BRIEF:
Skip the pictures and repeat each line of the data exactly.

## Begin DATA PROVIDED

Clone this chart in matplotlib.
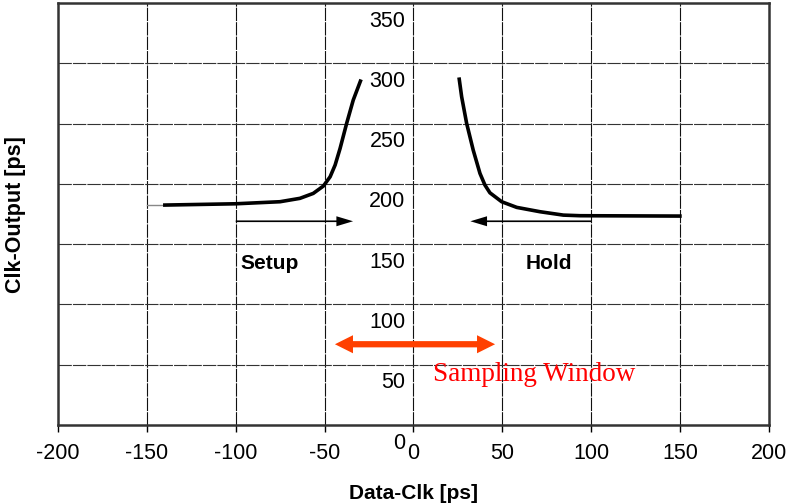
import matplotlib
matplotlib.use("Agg")
import matplotlib.pyplot as plt
import matplotlib.transforms as mtransforms

# data
setup_x = [-140.9, -99.9, -75.1, -63.9, -56.4, -50.7, -46.9, -44.1, -41.3, -37.6, -33.9, -29.5]
setup_y = [182.4, 183.5, 185.2, 188.0, 192.1, 198.2, 205.9, 215.6, 229.4, 250.2, 269.5, 286.6]
lead_x = [-150, -140.9]
lead_y = [182.4, 182.4]
hold_x = [25.6, 27.1, 29.9, 33.6, 37.4, 40.2, 43.0, 49.6, 58.1, 71.2, 84.3, 93.7, 150.9]
hold_y = [288.3, 272.2, 250.2, 228.0, 208.7, 199.0, 192.6, 185.2, 180.5, 176.9, 174.1, 173.6, 173.3]
xticks = [-200, -150, -100, -50, 0, 50, 100, 150, 200]
yticks = [0, 50, 100, 150, 200, 250, 300, 350]
setup_arrow = (-100, -34, 169)
hold_arrow = (100, 32, 169)
window = (-44.2, 45.9, 67)

plt.rcParams['font.family'] = ['Liberation Sans', 'DejaVu Sans']
fig = plt.figure(figsize=(7.87, 5.04), dpi=100)
ax = fig.add_axes([0.0737, 0.1567, 0.9034, 0.8373])
ax.set_xlim(-200, 200)
ax.set_ylim(0, 350)

for v in xticks[1:-1]:
    ax.axvline(v, color='#111111', lw=0.8, ls=(0, (12, 1)), zorder=1)
for v in yticks[1:-1]:
    ax.axhline(v, color='#333333', lw=0.8, ls=(0, (12, 1)), zorder=1)

for s in ax.spines.values():
    s.set_linewidth(1.8)
    s.set_color('#333333')

ax.set_xticks(xticks)
ax.set_xticklabels([str(v) for v in xticks], fontsize=15.5)
ax.tick_params(axis='x', direction='out', length=5, width=1, pad=8)
ax.set_yticks([])

off = mtransforms.ScaledTranslation(-8 / 100, -18 / 100, fig.dpi_scale_trans)
for v in yticks:
    ax.text(0, v, str(v), transform=ax.transData + off, ha='right', va='center', fontsize=15.5)

ax.plot(lead_x, lead_y, color='#888888', lw=1.0, zorder=3)
ax.plot(setup_x, setup_y, color='black', lw=2.6, zorder=4, solid_capstyle='butt', solid_joinstyle='round')
ax.plot(hold_x, hold_y, color='black', lw=2.6, zorder=4, solid_capstyle='butt', solid_joinstyle='round')

blk = dict(arrowstyle='simple,head_length=1.2,head_width=0.72,tail_width=0.12', color='black', lw=0,
           shrinkA=0, shrinkB=0, mutation_scale=10)
ax.annotate('', xy=(setup_arrow[1], setup_arrow[2]), xytext=(setup_arrow[0], setup_arrow[2]), arrowprops=blk, zorder=5)
ax.annotate('', xy=(hold_arrow[1], hold_arrow[2]), xytext=(hold_arrow[0], hold_arrow[2]), arrowprops=blk, zorder=5)
red = dict(arrowstyle='simple,head_length=1.3,head_width=1.3,tail_width=0.45', color='#FF4000', lw=0,
           shrinkA=0, shrinkB=0, mutation_scale=10)
xm = (window[0] + window[1]) / 2
ax.annotate('', xy=(window[0], window[2]), xytext=(xm, window[2]), arrowprops=red, zorder=5)
ax.annotate('', xy=(window[1], window[2]), xytext=(xm, window[2]), arrowprops=red, zorder=5)

ax.text(-81, 134, 'Setup', fontsize=15, fontweight='bold', ha='center', va='center')
ax.text(76, 134, 'Hold', fontsize=15, fontweight='bold', ha='center', va='center')
ax.text(11, 41.5, 'Sampling Window', color='red', fontsize=19.5, family=['Liberation Serif', 'DejaVu Serif'], ha='left', va='center')

ax.set_xlabel('Data-Clk [ps]', fontsize=15, fontweight='bold', labelpad=14)
fig.text(16 / 787, 1 - 215 / 504, 'Clk-Output [ps]', rotation=90, fontsize=15.5, fontweight='bold', ha='center', va='center')

fig.savefig('out.png', dpi=100)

## End DATA PROVIDED

PROBLEM SOLUTION:
Clone this chart in matplotlib.
import matplotlib
matplotlib.use("Agg")
import matplotlib.pyplot as plt
import matplotlib.transforms as mtransforms

# data
setup_x = [-140.9, -99.9, -75.1, -63.9, -56.4, -50.7, -46.9, -44.1, -41.3, -37.6, -33.9, -29.5]
setup_y = [182.4, 183.5, 185.2, 188.0, 192.1, 198.2, 205.9, 215.6, 229.4, 250.2, 269.5, 286.6]
lead_x = [-150, -140.9]
lead_y = [182.4, 182.4]
hold_x = [25.6, 27.1, 29.9, 33.6, 37.4, 40.2, 43.0, 49.6, 58.1, 71.2, 84.3, 93.7, 150.9]
hold_y = [288.3, 272.2, 250.2, 228.0, 208.7, 199.0, 192.6, 185.2, 180.5, 176.9, 174.1, 173.6, 173.3]
xticks = [-200, -150, -100, -50, 0, 50, 100, 150, 200]
yticks = [0, 50, 100, 150, 200, 250, 300, 350]
setup_arrow = (-100, -34, 169)
hold_arrow = (100, 32, 169)
window = (-44.2, 45.9, 67)

plt.rcParams['font.family'] = ['Liberation Sans', 'DejaVu Sans']
fig = plt.figure(figsize=(7.87, 5.04), dpi=100)
ax = fig.add_axes([0.0737, 0.1567, 0.9034, 0.8373])
ax.set_xlim(-200, 200)
ax.set_ylim(0, 350)

for v in xticks[1:-1]:
    ax.axvline(v, color='#111111', lw=0.8, ls=(0, (12, 1)), zorder=1)
for v in yticks[1:-1]:
    ax.axhline(v, color='#333333', lw=0.8, ls=(0, (12, 1)), zorder=1)

for s in ax.spines.values():
    s.set_linewidth(1.8)
    s.set_color('#333333')

ax.set_xticks(xticks)
ax.set_xticklabels([str(v) for v in xticks], fontsize=15.5)
ax.tick_params(axis='x', direction='out', length=5, width=1, pad=8)
ax.set_yticks([])

off = mtransforms.ScaledTranslation(-8 / 100, -18 / 100, fig.dpi_scale_trans)
for v in yticks:
    ax.text(0, v, str(v), transform=ax.transData + off, ha='right', va='center', fontsize=15.5)

ax.plot(lead_x, lead_y, color='#888888', lw=1.0, zorder=3)
ax.plot(setup_x, setup_y, color='black', lw=2.6, zorder=4, solid_capstyle='butt', solid_joinstyle='round')
ax.plot(hold_x, hold_y, color='black', lw=2.6, zorder=4, solid_capstyle='butt', solid_joinstyle='round')

blk = dict(arrowstyle='simple,head_length=1.2,head_width=0.72,tail_width=0.12', color='black', lw=0,
           shrinkA=0, shrinkB=0, mutation_scale=10)
ax.annotate('', xy=(setup_arrow[1], setup_arrow[2]), xytext=(setup_arrow[0], setup_arrow[2]), arrowprops=blk, zorder=5)
ax.annotate('', xy=(hold_arrow[1], hold_arrow[2]), xytext=(hold_arrow[0], hold_arrow[2]), arrowprops=blk, zorder=5)
red = dict(arrowstyle='simple,head_length=1.3,head_width=1.3,tail_width=0.45', color='#FF4000', lw=0,
           shrinkA=0, shrinkB=0, mutation_scale=10)
xm = (window[0] + window[1]) / 2
ax.annotate('', xy=(window[0], window[2]), xytext=(xm, window[2]), arrowprops=red, zorder=5)
ax.annotate('', xy=(window[1], window[2]), xytext=(xm, window[2]), arrowprops=red, zorder=5)

ax.text(-81, 134, 'Setup', fontsize=15, fontweight='bold', ha='center', va='center')
ax.text(76, 134, 'Hold', fontsize=15, fontweight='bold', ha='center', va='center')
ax.text(11, 41.5, 'Sampling Window', color='red', fontsize=19.5, family=['Liberation Serif', 'DejaVu Serif'], ha='left', va='center')

ax.set_xlabel('Data-Clk [ps]', fontsize=15, fontweight='bold', labelpad=14)
fig.text(16 / 787, 1 - 215 / 504, 'Clk-Output [ps]', rotation=90, fontsize=15.5, fontweight='bold', ha='center', va='center')

fig.savefig('out.png', dpi=100)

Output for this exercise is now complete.